I was in a state of disbelief. They'd found out everything about my political involvement in Dharamsala, but they didn't question me and now they were letting me go. After they'd deleted the photos, and taken photos of themselves deleting the photos, they handed back my passports and cell phone and waved me goodbye. I picked up my empty hard drive the next morning and was free.

I still couldn't believe it. The most logical explanation was that it was too sensitive a time to detain me - that it would look bad for the Chinese government to imprison a Taiwanese-American activist during the run up to the Beijing games. Was it the Olympics that saved me?

Now, back in Dharamsala, something haunts me - something that many Tibetans have to live with. When I was questioned in Kangding, I lied and didn't stand up for what I believed in. I knew what the authorities wanted to hear and that was what I told them, because I knew the consequences if I told the truth.

People may say that China has a bright future, but what is bright about the future of a country of 1.3 billion people - one sixth of the world's population - where no individual can express a difference of opinion with the state? How could the IOC award its prestigious games to a country where you can't say what you think, read what you want or worship who you choose?
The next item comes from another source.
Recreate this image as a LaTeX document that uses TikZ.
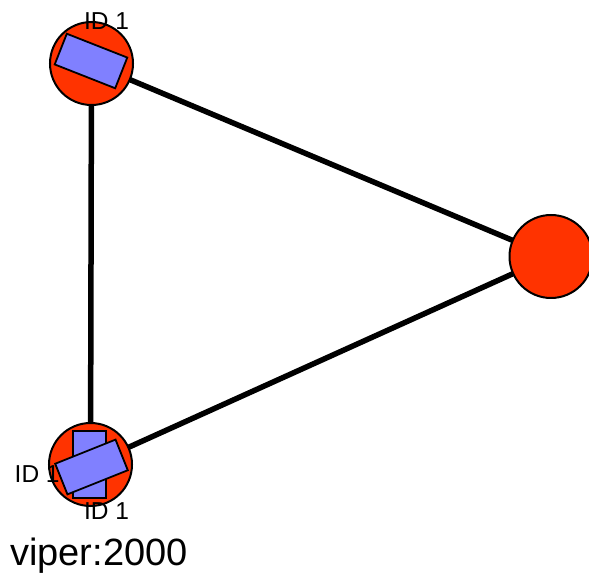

Having been born with freedom, I never fully appreciated it until it was taken from me. Yes, I am able to write these words today, but a sixth of the world has no freedom to express what's in their hearts without fear of persecution if it strays from the Chinese government's ideology. China uses fear to silence its people. But there will come a time when fear turns to defiance. It was Mao himself who said it only takes a spark to start a prairie fire. It's just a matter of who's going to light to match.